The Miami Heat had their ups and downs in LA against the Clippers, but they were able to pull it out in the end.
Another massive night for Bam Adebayo, plus major contributions from Victor Oladipo on both ends.
Here are some takeaways from this one…
#1: The Miami Heat’s first half: a preview of what could be.
Before getting into the individual performances in this game, including Bam Adebayo and Tyler Herro each adding 16 first half points, the Heat’s general flow looked to be at a season high. It was far from one-sided basketball. They were forcing turnovers at a high level on the defensive end, which landed at 8 in the first half, but it was clear they were just feeding off their offensive rhythm. They found a base that they stuck with, but the unselfishness and impact of role players led into a ball movement flurry. Rim pressure from Victor Oladipo, mid-range excellence from Bam Adebayo, and three point land pull-ups from Tyler Herro. That’s a hard formula to guard when they’re all clicking.
#2: Bam Adebayo: the tone setter, the rhythm finder.
Although I touched on the Heat’s early offensive success in a general sense, Bam Adebayo was the main reason for them finding that scoring success. The last time he faced the Clippers back in Miami, they just kept sending doubles at him in that mid-post, as he still glided to 31 points. The adjustment on the Clippers side was to send that double at Jimmy Butler instead. That allowed Bam to have a one-on-one matchup at the elbow every possession, just working his face-up game against Zubac. The jumper was falling, his touch around the rim was there, and well, the aggression was surging. He’s simply a hard player to stop when he enters this mode, and it just opens up the offense to new levels.
#3: Orlando Robinson finding his place.
After talking about Bam’s play, that usually is followed by a complete falloff when he heads to the bench and Dewayne Dedmon enters. The offensive flow stalls out, and the backup big man gets picked on in drop time and time again. Not tonight. One of the main keys to that strong first half was the big time Bam stretch was followed by the team winning the Orlando Robinson minutes. He was an offensive rebounding magnet, and is never afraid to rise backup for quick and easy put-backs. He’s also extremely active in the handoff and screening region, which is constant in a Heat half-court offense. When looking for true promising signs, the recent play of Robinson provides real hope that they indeed do have an option in the front-court to be an innings eater. A good one at that.
#4: Oh yeah, the third quarter trend returns in 2023.

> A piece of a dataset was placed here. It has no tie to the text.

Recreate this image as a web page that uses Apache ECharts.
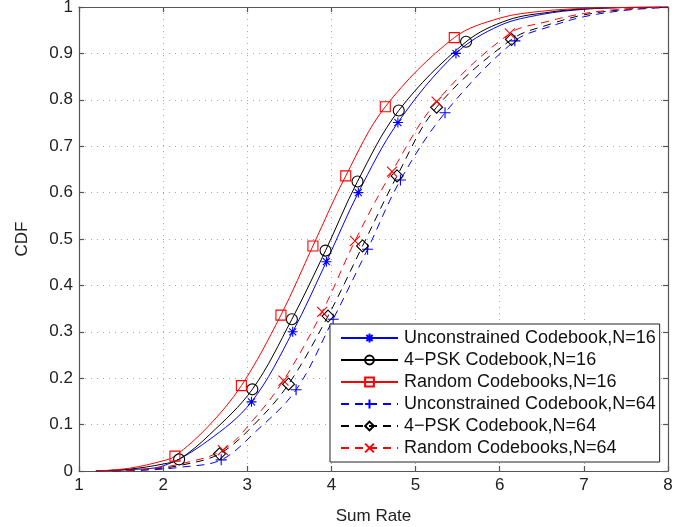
<!DOCTYPE html>
<html>
<head>
<meta charset="utf-8">
<script src="https://cdn.jsdelivr.net/npm/echarts@6/dist/echarts.min.js"></script>
<style>
html,body{margin:0;padding:0;background:#fff;}
#chart{width:686px;height:527px;}
</style>
</head>
<body>
<div id="chart"></div>
<script>
// ---- Data ----
const seriesNames = [
  'Unconstrained Codebook,N=16',
  '4\u2212PSK Codebook,N=16',
  'Random Codebooks,N=16',
  'Unconstrained Codebook,N=64',
  '4\u2212PSK Codebook,N=64',
  'Random Codebooks,N=64'
];
const xTicks = [1, 2, 3, 4, 5, 6, 7, 8];
const yTicks = [0, 0.1, 0.2, 0.3, 0.4, 0.5, 0.6, 0.7, 0.8, 0.9, 1];

const unc16X = [1.2, 1.6, 2.0, 2.53, 3.05, 3.54, 3.94, 4.32, 4.79, 5.48, 6.0, 6.5, 7.0, 7.5, 8.0];
const unc16Y = [0, 0.003, 0.011, 0.065, 0.149, 0.300, 0.451, 0.600, 0.751, 0.900, 0.960, 0.984, 0.995, 0.999, 1];
const unc16Marks = [4, 5, 6, 7, 8, 9];

const psk16X = [1.2, 1.6, 2.0, 2.19, 2.55, 3.06, 3.53, 3.93, 4.31, 4.80, 5.60, 6.1, 6.6, 7.0, 7.5, 8.0];
const psk16Y = [0, 0.004, 0.015, 0.025, 0.078, 0.176, 0.327, 0.475, 0.624, 0.777, 0.925, 0.972, 0.989, 0.996, 0.999, 1];
const psk16Marks = [3, 5, 6, 7, 8, 9, 10];

const rnd16X = [1.2, 1.6, 2.0, 2.14, 2.53, 2.93, 3.40, 3.78, 4.17, 4.64, 5.46, 6.0, 6.5, 7.0, 7.5, 8.0];
const rnd16Y = [0, 0.006, 0.022, 0.032, 0.095, 0.184, 0.336, 0.485, 0.636, 0.785, 0.934, 0.976, 0.991, 0.997, 0.999, 1];
const rnd16Marks = [3, 5, 6, 7, 8, 9, 10];

const unc64X = [1.4, 1.8, 2.2, 2.69, 3.1, 3.58, 4.02, 4.43, 4.82, 5.35, 6.18, 6.6, 7.0, 7.5, 8.0];
const unc64Y = [0, 0.002, 0.008, 0.024, 0.085, 0.175, 0.327, 0.478, 0.627, 0.772, 0.927, 0.958, 0.979, 0.993, 0.999];
const unc64Marks = [3, 5, 6, 7, 8, 9, 10];

const psk64X = [1.4, 1.8, 2.2, 2.67, 3.08, 3.49, 3.96, 4.37, 4.78, 5.25, 6.14, 6.6, 7.0, 7.5, 8.0];
const psk64Y = [0, 0.003, 0.012, 0.037, 0.100, 0.187, 0.334, 0.485, 0.636, 0.784, 0.930, 0.963, 0.983, 0.995, 1];
const psk64Marks = [3, 5, 6, 7, 8, 9, 10];

const rnd64X = [1.4, 1.8, 2.2, 2.71, 3.07, 3.43, 3.89, 4.28, 4.72, 5.25, 6.12, 6.55, 7.0, 7.5, 8.0];
const rnd64Y = [0, 0.004, 0.015, 0.045, 0.110, 0.195, 0.343, 0.496, 0.645, 0.796, 0.943, 0.968, 0.986, 0.996, 1];
const rnd64Marks = [3, 5, 6, 7, 8, 9, 10];

// ---- Styling ----
const FONT = "'Liberation Sans', Arial, Helvetica, sans-serif";
const BLUE = '#0000ff', BLACK = '#000000', RED = '#ff0000';
const SYM_STAR = 'path://M5,0L5,10M0,5L10,5M1.5,1.5L8.5,8.5M8.5,1.5L1.5,8.5';
const SYM_PLUS = 'path://M5,0L5,10M0,5L10,5';
const SYM_X = 'path://M0,0L10,10M10,0L0,10';

function build(xs, ys, marks) {
  return xs.map((x, i) => marks.indexOf(i) >= 0 ? { value: [x, ys[i]] } : { value: [x, ys[i]], symbol: 'none' });
}
function mkSeries(name, xs, ys, marks, color, symbol, size, dashed) {
  return {
    name: name, type: 'line', data: build(xs, ys, marks),
    smooth: 0.35,
    symbol: symbol, symbolSize: size, showAllSymbol: true,
    color: color,
    lineStyle: { color: color, width: 1, type: dashed ? [8, 6] : 'solid' },
    itemStyle: { color: 'rgba(255,255,255,0)', borderColor: color, borderWidth: 1.1 },
    emphasis: { disabled: true },
    animation: false, z: 3
  };
}

const chart = echarts.init(document.getElementById('chart'), null, { renderer: 'canvas' });
const axisLineStyle = { color: '#555', width: 1.2 };
const option = {
  backgroundColor: '#fff',
  animation: false,
  textStyle: { fontFamily: FONT },
  grid: { left: 79, right: 18, top: 7, bottom: 56, containLabel: false, outerBoundsMode: 'none' },
  legend: {
    orient: 'vertical', left: 330, top: 324,
    backgroundColor: '#fff', borderColor: '#222', borderWidth: 1,
    padding: [5, 4, 5, 10],
    itemWidth: 57, itemHeight: 11, itemGap: 4,
    textStyle: { fontFamily: FONT, fontSize: 18, color: '#111', lineHeight: 18, padding: [0, 0, 0, 1] },
    data: seriesNames
  },
  xAxis: [{
    type: 'value', min: 1, max: 8, interval: 1, position: 'bottom',
    name: 'Sum Rate', nameLocation: 'middle', nameGap: 37,
    nameTextStyle: { fontFamily: FONT, fontSize: 17, color: '#222' },
    axisLine: { show: true, onZero: false, lineStyle: axisLineStyle },
    axisTick: { show: true, inside: true, length: 5, lineStyle: axisLineStyle },
    axisLabel: { fontFamily: FONT, fontSize: 17, color: '#222', margin: 6 },
    splitLine: { show: true, lineStyle: { color: '#aaa', type: [1, 5], width: 1 } }
  }, {
    type: 'value', min: 1, max: 8, interval: 1, position: 'top',
    axisLine: { show: true, onZero: false, lineStyle: axisLineStyle },
    axisTick: { show: true, inside: true, length: 5, lineStyle: axisLineStyle },
    axisLabel: { show: false }, splitLine: { show: false }
  }],
  yAxis: [{
    type: 'value', min: 0, max: 1, interval: 0.1, position: 'left',
    name: 'CDF', nameLocation: 'middle', nameGap: 48, nameRotate: 90,
    nameTextStyle: { fontFamily: FONT, fontSize: 17, color: '#222' },
    axisLine: { show: true, onZero: false, lineStyle: axisLineStyle },
    axisTick: { show: true, inside: true, length: 5, lineStyle: axisLineStyle },
    axisLabel: { fontFamily: FONT, fontSize: 17, color: '#222', margin: 6,
      formatter: v => String(+(+v).toFixed(1)) },
    splitLine: { show: true, lineStyle: { color: '#aaa', type: [1, 5], width: 1 } }
  }, {
    type: 'value', min: 0, max: 1, interval: 0.1, position: 'right',
    axisLine: { show: true, onZero: false, lineStyle: axisLineStyle },
    axisTick: { show: true, inside: true, length: 5, lineStyle: axisLineStyle },
    axisLabel: { show: false }, splitLine: { show: false }
  }],
  series: [
    mkSeries(seriesNames[0], unc16X, unc16Y, unc16Marks, BLUE, SYM_STAR, 10, false),
    mkSeries(seriesNames[1], psk16X, psk16Y, psk16Marks, BLACK, 'circle', 11, false),
    mkSeries(seriesNames[2], rnd16X, rnd16Y, rnd16Marks, RED, 'rect', 10, false),
    mkSeries(seriesNames[3], unc64X, unc64Y, unc64Marks, BLUE, SYM_PLUS, 11, true),
    mkSeries(seriesNames[4], psk64X, psk64Y, psk64Marks, BLACK, 'diamond', 12, true),
    mkSeries(seriesNames[5], rnd64X, rnd64Y, rnd64Marks, RED, SYM_X, 10, true)
  ]
};
chart.setOption(option);
</script>
</body>
</html>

After all I discussed about Miami finding themselves on both ends in that first half, the opposite was showcased to open up the third quarter. They all of a sudden couldn’t generate a string of stops as Paul George found his rhythm in isolation, but the offensive stuff is still the question mark. All the ball movement, creative actions, and extra flow into not being able to buy a bucket. To be honest, I’d have to rewatch many of these possessions to give my full outlook, but on first hand this season, “settling” always seems to be my first description in these instances. Once the Heat see a bunch of shots fall, it always feels like they don’t work as hard to get easier looks. There’s just a level of belief that the same tough shots will continue to fall. Consistency is the primary theme in terms of issues, but the settling on the offensive end is a close second.
#5: Another late-game walkthrough…
After the Heat led by 20 early in this game, they only led 96-95 halfway through the fourth quarter. As the Heat called timeout, I immediately said on Twitter the only way to pull away would be to get Jimmy Butler to create for himself consistently down the stretch, after he had a quiet game. Right out of that timeout, they ran an action for him to catch and attack, getting him to the free throw line. After a few defensive possessions of forcing some turnovers, Herro came to the rescue with a leaning right wing triple late in the shot clock to put them up 6. Then the next possession, a Butler miss led to a big time put-back slam from Adebayo to really give Miami some late energy. After some more back and forth, Oladipo misses a three, the Clippers push, and he finds a way to get in position to draw the charge. Herro feeds off that with a mid-range pull-up out of the high PnR. To really capitalize on the next offensive possession, Herro draws two at the top of the play, zips it to Bam in the middle of the floor, who rises up for the easy dunk. Adebayo just kept coming up big, no matter the circumstance or action ran.